Both Miller and Knight have tried to pass this legislation before. Miller referenced those efforts when speaking about the bill Tuesday while making his case.


“We’ve been working on this legislation for years, and over that time we have honed it to ensure that it targets the excessively lethal weapons that have no legitimate purpose in our society,” Miller said. “We’ve done our homework. We’ve listened to every argument from those who don’t want limits on firearms. And in that time, we’ve also stood witness as literally thousands of Americans died in mass shootings carried out with assault weapons. Children in schools. People at celebrations and concerts. Family members and the elderly in the middle of church services. No more excuses for why not. The public deserves better than excuses that continue to allow assault weapons to be readily accessible to nearly anyone who wants to commit murder.”


The bill itself has support from all five of Rhode Island’s statewide elected officials.


Gov. McKee highlighted this policy goal in his State of the State address, saying in that speech, “let’s follow the lead of other states and send a bill to my desk that bans the sale of assault style weapons. I’m ready to sign that bill into law.”


Similar to the three pieces of gun control legislation signed by McKee last year, this bill is in for a hotly-contested debate.


Senate Minority Leader Jessica de la Cruz opposes this bill, saying, “Each year, the General Assembly gets more and more creative about ways to erode our state's Constitutions and the Second Amendment. This law will penalize law-abiding firearm owners. What we need is to enforce the laws already on the books and not allow violent criminals to walk our streets.”


House Minority Leader Michael Chippendale shared a similar sentiment.
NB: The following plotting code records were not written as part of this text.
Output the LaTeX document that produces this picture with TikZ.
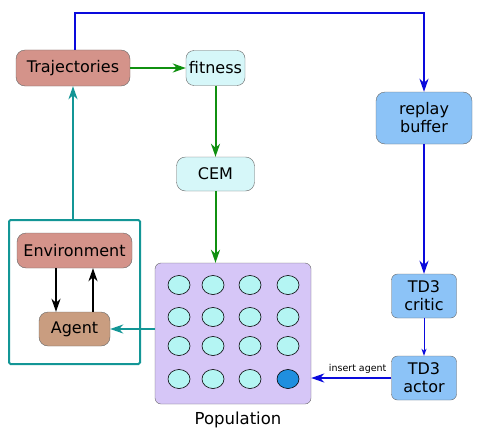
\documentclass[tikz,border=0pt]{standalone}
\usepackage{fontspec}
\setmainfont{DejaVu Sans}
\usetikzlibrary{positioning,arrows.meta,shapes.geometric}

\definecolor{traj}{HTML}{D4938A}
\definecolor{agentc}{HTML}{C99D80}
\definecolor{cem}{HTML}{D6F7F9}
\definecolor{pop}{HTML}{D6C6F7}
\definecolor{indiv}{HTML}{B4F5F3}
\definecolor{best}{HTML}{1F8FDF}
\definecolor{td}{HTML}{8CC3F7}
\definecolor{bl}{HTML}{0A0ADC}
\definecolor{gr}{HTML}{109010}
\definecolor{tl}{HTML}{139696}

\begin{document}
\begin{tikzpicture}[x=1pt, y=-1pt, >={Stealth[length=13pt, width=9pt, inset=4pt]},
		b/.style={draw=gray!80!black, rounded corners=9pt, inner sep=0pt, align=center, font=\fontsize{16}{18}\selectfont},
		ind/.style={ellipse, draw, semithick, minimum width=22pt, minimum height=19pt, inner sep=0pt}]
		\useasboundingbox (0,0) rectangle (481,444);

		\node[b, fill=traj, minimum width=114pt, minimum height=36pt] (T) at (73,68) {Trajectories};
		\node[b, fill=cem, rounded corners=8pt, minimum width=59pt, minimum height=35pt] (F) at (215.5,68) {fitness};
		\node[b, fill=cem, minimum width=78pt, minimum height=34pt] (C) at (215.5,174) {CEM};

		\node[b, fill=pop, rounded corners=6pt, minimum width=156pt, minimum height=141pt] (P) at (233,333.5) {};
		\node[font=\fontsize{16.5}{18}\selectfont] (P_label) at (238,420) {Population};
		\foreach \y [count=\j] in {285,317,346,379} {
			\foreach \x [count=\i] in {179,213,250,288} {
				\ifnum\i\j=44 \def\cc{best}\else\def\cc{indiv}\fi
				\node[ind, fill=\cc] (p\i\j) at (\x,\y) {};
			}
		}

		\node[draw=tl, line width=2pt, rounded corners=1.5pt, minimum width=131pt, minimum height=144pt] (W) at (74.5,292) {};
		\node[b, fill=traj, minimum width=115pt, minimum height=35pt] (E) at (74.5,250.5) {Environment};
		\node[b, fill=agentc, minimum width=71pt, minimum height=34pt] (A) at (74.5,329) {Agent};

		\node[b, fill=td, minimum width=96pt, minimum height=52pt] (R) at (424,118) {replay\\buffer};
		\node[b, fill=td, rounded corners=6pt, minimum width=65pt, minimum height=44pt] (Cr) at (424,296) {TD3\\critic};
		\node[b, fill=td, rounded corners=6pt, minimum width=65pt, minimum height=44pt] (Ac) at (424,378) {TD3\\actor};
		\coordinate (top) at (424,13);

		\draw[->, gr, line width=2pt] (T) -- (F);
		\draw[->, gr, line width=2pt] (F) -- (C);
		\draw[->, gr, line width=2pt] (C) -- (C |- P.north);

		\draw[->, tl, line width=2pt] (W.north -| T) -- (T);
		\draw[->, tl, line width=1.5pt] (P.west |- A) -- (A);
		\draw[->, black, line width=2pt] ([xshift=-18.5pt]E.south) -- ([xshift=-18.5pt]A.north);
		\draw[->, black, line width=2pt] ([xshift=18.5pt]A.north) -- ([xshift=18.5pt]E.south);

		\draw[->, bl, line width=2pt] ([xshift=2pt]T.north) |- (top) -- (R);
		\draw[->, bl, line width=2pt] (R) -- (Cr);
		\draw[-{Stealth[length=7pt, width=5pt, inset=2pt]}, bl, line width=1pt] (Cr) -- (Ac);
		\draw[->, bl, line width=2pt] (Ac) -- node[above, pos=0.42, black, font=\fontsize{9.5}{11}\selectfont] {insert agent} (Ac -| P.east);
	\end{tikzpicture}
\end{document}
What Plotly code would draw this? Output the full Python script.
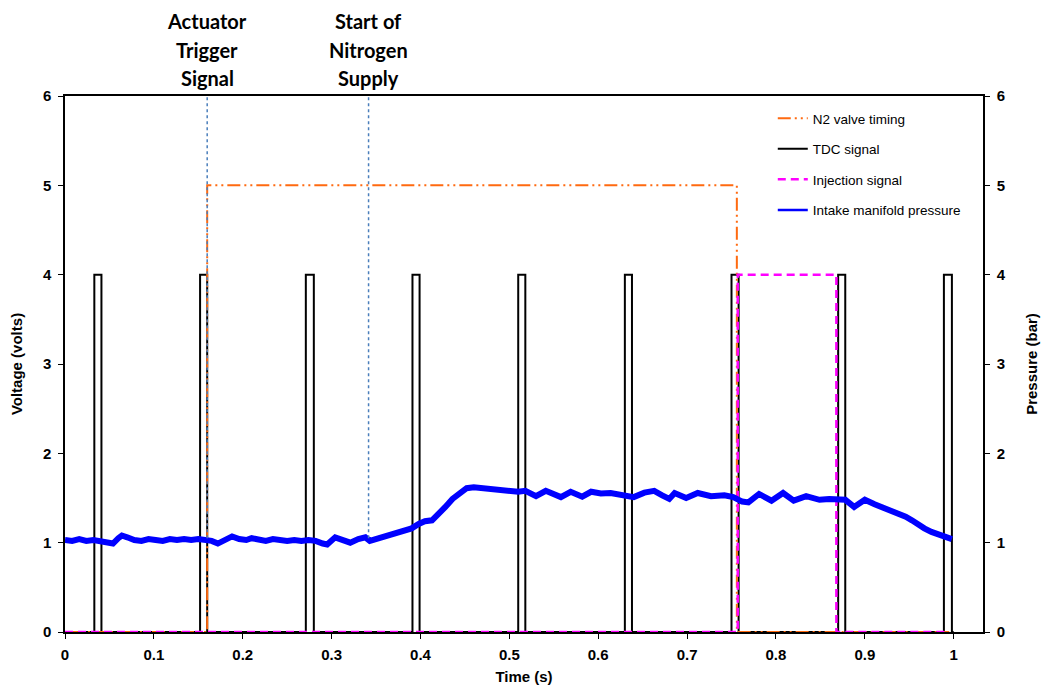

“The recently introduced legislation called the “Assault Weapons Ban” is one of the most outrageous attacks on our natural and constitutional rights I’ve seen in the RI Legislature,” Chippendale said. “If passed, this bill will make no measurable change in criminal behavior with firearms, but it will make felons out of hundreds of thousands of otherwise law-abiding Rhode Islanders.”


Chippendale also raised concerns about the focus of this legislation.


He said, “The focus of this legislation is not on preventing crime, it’s not on addressing violence, and it does nothing but shred our constitution and expose our taxpayer to millions of dollars in legal fees when it gets overturned in court - as it has been in other courts across the country. The singular focus of this bill is to eliminate private firearm ownership. It is submitted by individuals who have no understanding of, nor appreciation for our Bill of Rights and the reasons why we even have a Bill of Rights.”


In terms of how the House Republican Caucus will vote on the bill, Chippendale added, “The entire House Republican Caucus will be voting against this bill if it comes to a vote – just as we do every other bill that seeks to weaken our republic.”

As with all pieces of legislation, a major part in the process is getting the House and Senate leadership on board.


Larry Berman, spokesperson for the Rhode Island House of Representatives, told The Anchor that House Speaker Joe Shekarchi, “is keeping an open mind on the bill,” adding, “He supported the limits on magazine capacity last year. The assault weapons ban has been introduced and assigned to the House Judiciary Committee, and the public will have the opportunity to testify.”


On the Senate side, Senate President Dominick Ruggerio said, “Like all legislation that comes before the Senate, this proposal will receive an extensive review through the committee process.”


If signed into law, Rhode Island would add to the list of states who have passed an assault weapons ban. Currently, nine other states have passed bans, which includes Massachusetts.